Python is great, but stuff like this just drives me up the wall

@renzev · edit-2 9 months ago

Python is great, but stuff like this just drives me up the wall

@scrion · 9 months ago

I’m not talking about type checking, I’m talking about data validation using pydantic. I just consider mypy / pyright etc. another linting step, that’s not even remotely interesting.

In an environment where a lot of data is being exchanged by various sources, it really has become quite valuable. Give it a try if you haven’t.

@[email protected] · 9 months ago

I understand what you’re saying—I’m saying that data validation is precisely the purpose of parsers (or deserialization) in statically-typed languages. Type-checking is data validation, and parsing is the process of turning untyped, unvalidated data into typed, validated data. And, what’s more, is that you can often get this functionality for free without having to write any code other than your type (if the validation is simple enough, anyway). Pydantic exists to solve a problem of Python’s own making and to reproduce what’s standard in statically-typed languages.

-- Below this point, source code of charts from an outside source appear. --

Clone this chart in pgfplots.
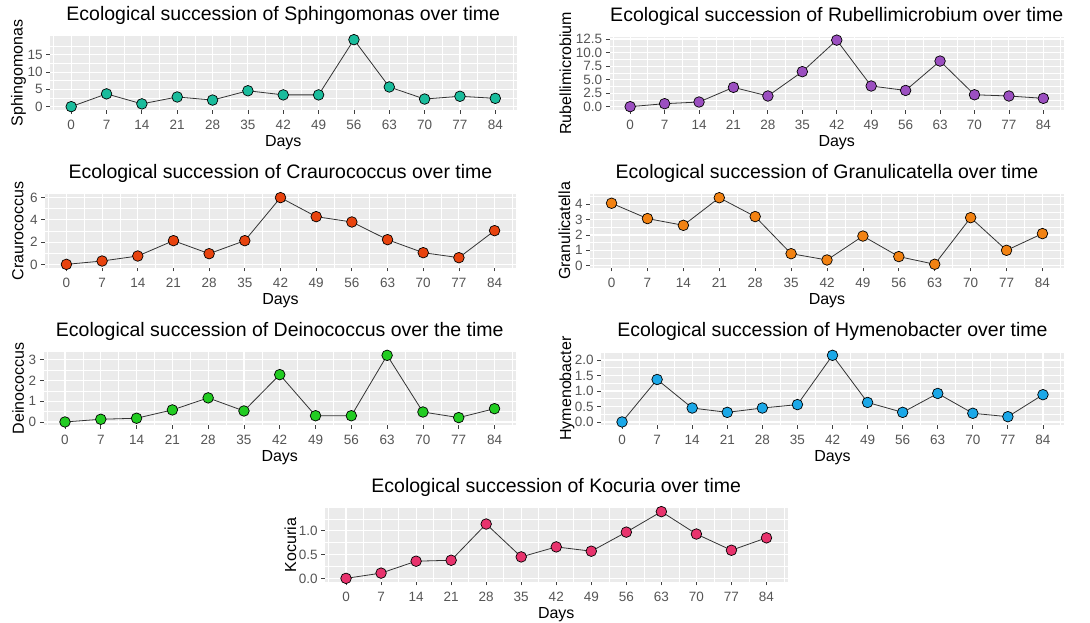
\documentclass[border=0pt]{standalone}
\usepackage{fontspec}
\setmainfont{Liberation Sans}
\usepackage{pgfplots}
\pgfplotsset{compat=1.18}
\definecolor{bg}{HTML}{EBEBEB}
\definecolor{cA}{HTML}{1ABC9C}
\definecolor{cB}{HTML}{9B4FC0}
\definecolor{cC}{HTML}{E8430E}
\definecolor{cD}{HTML}{F28212}
\definecolor{cE}{HTML}{22CC22}
\definecolor{cF}{HTML}{1BA8E8}
\definecolor{cG}{HTML}{E8336D}
\definecolor{tk}{HTML}{555555}
\pgfplotsset{gg/.style={
  scale only axis, anchor=north west,
  axis background/.style={fill=bg},
  axis line style={draw=none},
  xtick pos=bottom, ytick pos=left,
  tick align=outside, major tick length=3.7pt, minor tick length=0pt,
  every tick/.style={color=black!75, line width=0.8pt},
  grid=both,
  major grid style={white, line width=1.1pt},
  minor grid style={white, line width=0.55pt},
  xtick={0,7,...,84}, minor xtick={-3.5,3.5,...,87.5},
  enlarge x limits=0.05, enlarge y limits=0.05,
  tick label style={font=\fontsize{13.5}{14}\selectfont, text=tk},
  xticklabel style={anchor=base, yshift=-15.8pt, inner sep=0pt},
  yticklabel style={anchor=east, xshift=-3.5pt, inner sep=0pt},
  title style={at={(0.5,1)}, anchor=base, yshift=9.5pt, inner sep=0pt, font=\fontsize{19.5}{20}\selectfont},
  xlabel={Days},
  xlabel style={at={(axis description cs:0.5,0)}, anchor=base, yshift=-36.5pt, inner sep=0pt, font=\fontsize{16}{17}\selectfont},
  ylabel style={anchor=base, inner sep=0pt, font=\fontsize{16}{17}\selectfont},
  /pgf/number format/assume math mode=true,
},
gp/.style={color=black!80, line width=0.8pt, mark=*, mark size=5.3pt,
     mark options={draw=black, line width=0.7pt, fill=#1}}
}
\begin{document}
\begin{tikzpicture}
\useasboundingbox (0pt,0pt) rectangle (1090pt,623pt);
% Panel 1
\begin{axis}[gg, at={(50pt,586.7pt)}, width=466.5pt, height=73.7pt,
  title={Ecological succession of Sphingomonas over time},
  ylabel={Sphingomonas}, ylabel style={at={(axis description cs:-0.0585,0.5)}},
  ytick={0,5,10,15}, minor ytick={2.5,7.5,12.5,17.5}]
\addplot[gp=cA] coordinates {(0,0) (7,3.7) (14,0.8) (21,2.8) (28,1.9) (35,4.6) (42,3.4) (49,3.4) (56,19.4) (63,5.7) (70,2.2) (77,3.0) (84,2.4)};
\end{axis}
% Panel 2
\begin{axis}[gg, at={(609.5pt,586.2pt)}, width=454.5pt, height=73.2pt,
  title={Ecological succession of Rubellimicrobium over time},
  ylabel={Rubellimicrobium}, ylabel style={at={(axis description cs:-0.0847,0.5)}},
  ytick={0,2.5,5,7.5,10,12.5}, minor ytick={1.25,3.75,6.25,8.75,11.25},
  yticklabel style={/pgf/number format/.cd, fixed, fixed zerofill, precision=1}]
\addplot[gp=cB] coordinates {(0,0) (7,0.55) (14,0.86) (21,3.57) (28,1.97) (35,6.47) (42,12.3) (49,3.82) (56,3.0) (63,8.43) (70,2.2) (77,1.97) (84,1.54)};
\end{axis}
% Panel 3
\begin{axis}[gg, at={(45pt,428.7pt)}, width=471pt, height=73.4pt,
  title={Ecological succession of Craurococcus over time},
  ylabel={Craurococcus}, ylabel style={at={(axis description cs:-0.0461,0.5)}},
  ytick={0,2,4,6}, minor ytick={1,3,5}]
\addplot[gp=cC] coordinates {(0,0) (7,0.3) (14,0.75) (21,2.13) (28,0.96) (35,2.13) (42,6.0) (49,4.29) (56,3.81) (63,2.22) (70,1.05) (77,0.6) (84,3.03)};
\end{axis}
% Panel 4
\begin{axis}[gg, at={(590pt,428.6pt)}, width=474pt, height=73.2pt,
  title={Ecological succession of Granulicatella over time},
  ylabel={Granulicatella}, ylabel style={at={(axis description cs:-0.0422,0.5)}},
  ytick={0,1,2,3,4}, minor ytick={0.5,1.5,2.5,3.5,4.5}]
\addplot[gp=cD] coordinates {(0,4.07) (7,3.07) (14,2.63) (21,4.43) (28,3.2) (35,0.78) (42,0.37) (49,1.93) (56,0.59) (63,0.09) (70,3.13) (77,1.0) (84,2.09)};
\end{axis}
% Panel 5
\begin{axis}[gg, at={(43.5pt,271pt)}, width=472.5pt, height=73.3pt,
  title={Ecological succession of Deinococcus over the time},
  ylabel={Deinococcus}, ylabel style={at={(axis description cs:-0.0413,0.5)}},
  ytick={0,1,2,3}, minor ytick={0.5,1.5,2.5}]
\addplot[gp=cE] coordinates {(0,0) (7,0.13) (14,0.18) (21,0.58) (28,1.16) (35,0.53) (42,2.28) (49,0.3) (56,0.3) (63,3.21) (70,0.48) (77,0.21) (84,0.64)};
\end{axis}
% Panel 6
\begin{axis}[gg, at={(601pt,271pt)}, width=463pt, height=73.3pt,
  title={Ecological succession of Hymenobacter over time},
  ylabel={Hymenobacter}, ylabel style={at={(axis description cs:-0.0648,0.5)}},
  ytick={0,0.5,1,1.5,2}, minor ytick={0.25,0.75,1.25,1.75,2.25},
  yticklabel style={/pgf/number format/.cd, fixed, fixed zerofill, precision=1}]
\addplot[gp=cF] coordinates {(0,0) (7,1.37) (14,0.45) (21,0.31) (28,0.45) (35,0.56) (42,2.15) (49,0.63) (56,0.31) (63,0.92) (70,0.28) (77,0.17) (84,0.88)};
\end{axis}
% Panel 7
\begin{axis}[gg, at={(325pt,114.7pt)}, width=462.5pt, height=73.4pt,
  title={Ecological succession of Kocuria over time},
  ylabel={Kocuria}, ylabel style={at={(axis description cs:-0.0627,0.5)}},
  ytick={0,0.5,1}, minor ytick={0.25,0.75,1.25},
  yticklabel style={/pgf/number format/.cd, fixed, fixed zerofill, precision=1}]
\addplot[gp=cG] coordinates {(0,0) (7,0.11) (14,0.36) (21,0.38) (28,1.14) (35,0.45) (42,0.66) (49,0.57) (56,0.97) (63,1.40) (70,0.93) (77,0.59) (84,0.85)};
\end{axis}
\end{tikzpicture}
\end{document}
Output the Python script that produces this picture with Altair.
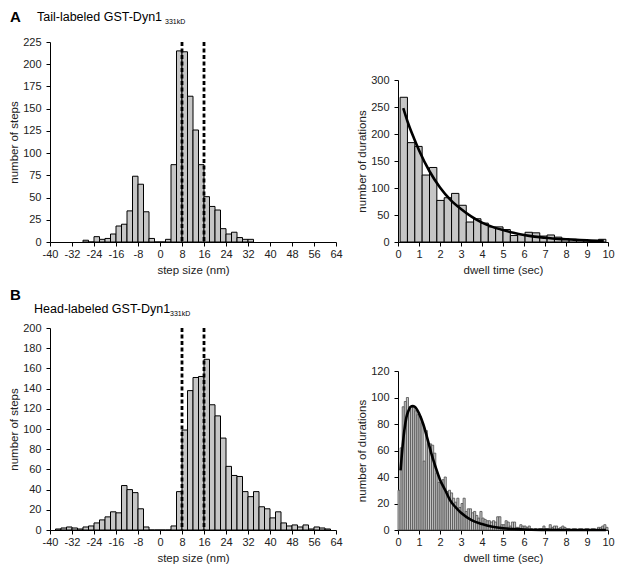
import altair as alt
import pandas as pd

FONT = "Liberation Sans"
BAR_FILL = "#c6c6c6"

# ---------------- Panel A (tail-labeled) ----------------
a_step_left = [-28, -26, -24, -22, -20, -18, -16, -14, -12, -10, -8, -6, -4, -2, 0,
               2, 4, 6, 8, 10, 12, 14, 16, 18, 20, 22, 24, 26, 28, 30, 32]
a_step_count = [2, 0, 6, 3, 4, 9, 18, 20, 35, 74, 65, 34, 4, 0, 0,
                3, 87, 215, 214, 164, 126, 87, 51, 40, 36, 15, 9, 11, 5, 3, 3]

a_dwell_left = [0.10, 0.45, 0.80, 1.15, 1.50, 1.85, 2.20, 2.55, 2.90, 3.25, 3.60, 3.95, 4.30, 4.65,
                5.00, 5.35, 5.70, 6.05, 6.40, 6.75, 7.10, 7.45, 7.80, 8.15, 8.50, 8.85, 9.20, 9.55]
a_dwell_count = [268, 184, 177, 124, 138, 77, 82, 90, 68, 37, 43, 35, 28, 28,
                 23, 12, 14, 18, 17, 11, 13, 9, 6, 5, 4, 3, 2, 5]
a_dwell_binwidth = 0.35

a_fit_t = [0.25, 0.5, 0.75, 1.0, 1.5, 2.0, 2.5, 3.0, 3.5, 4.0, 4.5, 5.0, 5.5, 6.0, 6.5, 7.0, 7.5, 8.0, 8.5, 9.0, 9.8]
a_fit_n = [248, 218, 193, 170, 131, 101, 78, 61, 47, 36, 28, 22, 17, 13, 10, 8, 6, 5, 4, 3, 2]

# ---------------- Panel B (head-labeled) ----------------
b_step_left = [-38, -36, -34, -32, -30, -28, -26, -24, -22, -20, -18, -16, -14, -12, -10, -8, -6,
               -4, -2, 0, 2, 4, 6, 8, 10, 12, 14, 16, 18, 20, 22, 24, 26, 28, 30, 32, 34, 36,
               38, 40, 42, 44, 46, 48, 50, 52, 54, 56, 58, 60]
b_step_count = [1, 2, 3, 2, 1, 3, 4, 7, 10, 13, 18, 17, 44, 40, 37, 21, 3,
                0, 0, 0, 0, 4, 38, 99, 138, 151, 152, 169, 124, 113, 91, 63, 54, 53, 38, 33, 38, 23,
                21, 12, 18, 7, 4, 5, 3, 5, 1, 3, 2, 1]

b_dwell_left = [i / 10 for i in range(100)]
b_dwell_count = [30, 62, 93, 97, 100, 93, 93, 93, 90, 87,
                 86, 81, 52, 75, 65, 65, 64, 58, 43, 36,
                 36, 38, 40, 29, 30, 28, 24, 21, 24, 17,
                 20, 24, 14, 16, 16, 13, 14, 11, 9, 14,
                 9, 8, 7, 7, 6, 7, 6, 10, 10, 4,
                 4, 7, 6, 3, 6, 6, 2, 2, 4, 3,
                 3, 2, 3, 1, 0, 1, 0, 1, 1, 3,
                 1, 1, 4, 2, 3, 3, 1, 2, 3, 2,
                 1, 1, 0, 1, 1, 0, 1, 1, 0, 1,
                 1, 0, 1, 1, 0, 2, 2, 3, 4, 2]
b_dwell_binwidth = 0.1

b_fit_t = [0.12, 0.2, 0.3, 0.4, 0.5, 0.6, 0.7, 0.8, 0.9, 1.0, 1.2, 1.4, 1.6, 1.8, 2.0, 2.25, 2.5,
           2.75, 3.0, 3.5, 4.0, 4.5, 5.0, 6.0, 7.0, 8.0, 9.9]
b_fit_n = [45, 60, 75, 85, 90, 93, 93.5, 93, 91, 88, 80, 69, 57, 47, 38, 30, 22,
           17, 13, 7.5, 4.5, 2.5, 1.3, 0.4, 0.1, 0, 0]

dashed_at = [8, 16]

one = pd.DataFrame({"k": [0]})
HYPHEN_LABEL = "'' + datum.value"


def text_layer(txt, x, y, size, weight="normal"):
    return alt.Chart(one).mark_text(
        text=txt, align="left", baseline="alphabetic", fontSize=size,
        fontWeight=weight, font=FONT, color="black"
    ).encode(x=alt.value(x), y=alt.value(y))


def step_panel(left, counts, ymax, ystep, height, letter, title, lx, ly, tx, ty, sx, sy):
    df = pd.DataFrame({"x": left, "x2": [v + 2 for v in left], "n": counts})
    xs = alt.Scale(domain=[-40, 64], nice=False, zero=False)
    ys = alt.Scale(domain=[0, ymax], nice=False)
    xtitle = "step size (nm)"
    xaxis = alt.Axis(values=list(range(-40, 65, 8)), labelOverlap=False, labelExpr=HYPHEN_LABEL)
    bars = alt.Chart(df).mark_bar(fill=BAR_FILL, stroke="black", strokeWidth=1).encode(
        x=alt.X("x:Q", scale=xs, title=xtitle, axis=xaxis),
        x2="x2:Q",
        y=alt.Y("n:Q", scale=ys, title="number of steps",
                axis=alt.Axis(values=list(range(0, ymax + 1, ystep)), labelOverlap=False)),
        y2=alt.datum(0),
    )
    rules = alt.Chart(pd.DataFrame({"x": dashed_at})).mark_rule(
        strokeDash=[4, 2.5], strokeWidth=2.8, color="black"
    ).encode(x=alt.X("x:Q", scale=xs, title=xtitle, axis=xaxis))
    return alt.layer(
        bars, rules,
        text_layer(letter, lx, ly, 15, "bold"),
        text_layer(title, tx, ty, 12.5),
        text_layer("331kD", sx, sy, 7),
    ).properties(width=286, height=height)


def dwell_panel(left, width_bin, counts, ft, fn, ymax, ystep, height, top, fill, stroke, sw):
    df = pd.DataFrame({"x": left, "x2": [v + width_bin for v in left], "n": counts})
    fit = pd.DataFrame({"x": ft, "n": fn})
    xs = alt.Scale(domain=[0, 10], nice=False)
    ys = alt.Scale(domain=[0, ymax], nice=False, range=[height, top])
    xt = "dwell time (sec)"
    yt = "number of durations"
    xaxis = alt.Axis(values=list(range(0, 11)), labelOverlap=False)
    yaxis = alt.Axis(values=list(range(0, ymax + 1, ystep)), labelOverlap=False)
    bars = alt.Chart(df).mark_bar(fill=fill, stroke=stroke, strokeWidth=sw).encode(
        x=alt.X("x:Q", scale=xs, title=xt, axis=xaxis),
        x2="x2:Q",
        y=alt.Y("n:Q", scale=ys, title=yt, axis=yaxis),
        y2=alt.datum(0),
    )
    curve = alt.Chart(fit).mark_line(color="black", strokeWidth=2.6, interpolate="monotone").encode(
        x=alt.X("x:Q", scale=xs, title=xt, axis=xaxis),
        y=alt.Y("n:Q", scale=ys, title=yt, axis=yaxis),
    )
    return alt.layer(bars, curve).properties(width=210, height=height)


a_left = step_panel(a_step_left, a_step_count, 225, 25, 200, "A", "Tail-labeled GST-Dyn1",
                    -40, -20, -13, -21, 115, -18)
a_right = dwell_panel(a_dwell_left, a_dwell_binwidth, a_dwell_count, a_fit_t, a_fit_n,
                      300, 50, 200, 38, BAR_FILL, "black", 1)
b_left = step_panel(b_step_left, b_step_count, 200, 20, 202, "B", "Head-labeled GST-Dyn1",
                    -40, -28, -16, -15, 120, -12)
b_right = dwell_panel(b_dwell_left, b_dwell_binwidth, b_dwell_count, b_fit_t, b_fit_n,
                      120, 20, 202, 43, "#c4c4c4", "#4e4e4e", 0.8)

chart = alt.concat(
    a_left, a_right, b_left, b_right,
    columns=2,
    spacing=alt.RowColnumber(row=86, column=62),
    bounds="flush",
).properties(padding={"left": 0, "top": 2, "right": 0, "bottom": 0}).configure_view(
    stroke=None
).configure_axis(
    labelFont=FONT, titleFont=FONT, labelFontSize=11, titleFontSize=11.5,
    titleFontWeight="normal", labelColor="#222222", titleColor="#222222",
    domainColor="black", tickColor="black", tickSize=4, grid=False,
    labelOverlap=False, labelFlush=False,
).configure_axisX(labelPadding=2, titlePadding=5).configure_axisY(labelPadding=5, titlePadding=3)

chart.save("out.html", embed_options={"renderer": "svg", "actions": False})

In the case of config files, it’s even possible to do this at compile time, depending on the language. Or in other words, you can statically guarantee that a config file exists at a particular location and deserialize it/validate it into a native data structure all without ever running your actual program. At my day job, all of our app’s configuration lives in Dhall files which get imported and validated into our codebase as a compile-time step, meaning that misconfiguration is a compiler error.

@scrion · edit-2 9 months ago

I am aware of what you are saying, however, I do not agree with your conclusions. Just for the sake of providing context for our discussion, I wrote plenty of code in statically typed languages, starting in a professional capacity some 33 years ago when switching from pure TASM to AT&T C++ 2, so there is no need to convince me of the benefits :)

That being said, I think we’re talking about different use cases here. When I’m talking configuration, I’m talking runtime settings provided by a customer, or service tech in the field - that hardly maps to a compiler error as you mentioned. It’s also better (more flexible / higher abstraction) than simply checking a JSON schema, and I’m personally encountering multiple new, custom JSON documents every week where it has proven to be a real timesaver.

I also do not believe that all data validation can be boiled down to simple type checking - libraries like pydantic handle complex validation cases with interdependencies between attributes, initialization order, and fields that need to be checked by a finite automaton, regex or even custom code. Sure, you can graft that on after the fact, but what the library does is provide a standardized way of handling these cases with (IMHO) minimal clutter. I know you basically made that point, but the example you gave is oversimplified - at least in what I do, I rarely encounter data that can be properly validated by simple type checking. If business logic and domain knowledge has to be part of the validation, I can save a ton of boilerplate code by writing my validations using pydantic.

Type annotations are a completely orthogonal case and I’ll be the first to admit that Python’s type situation is not ideal.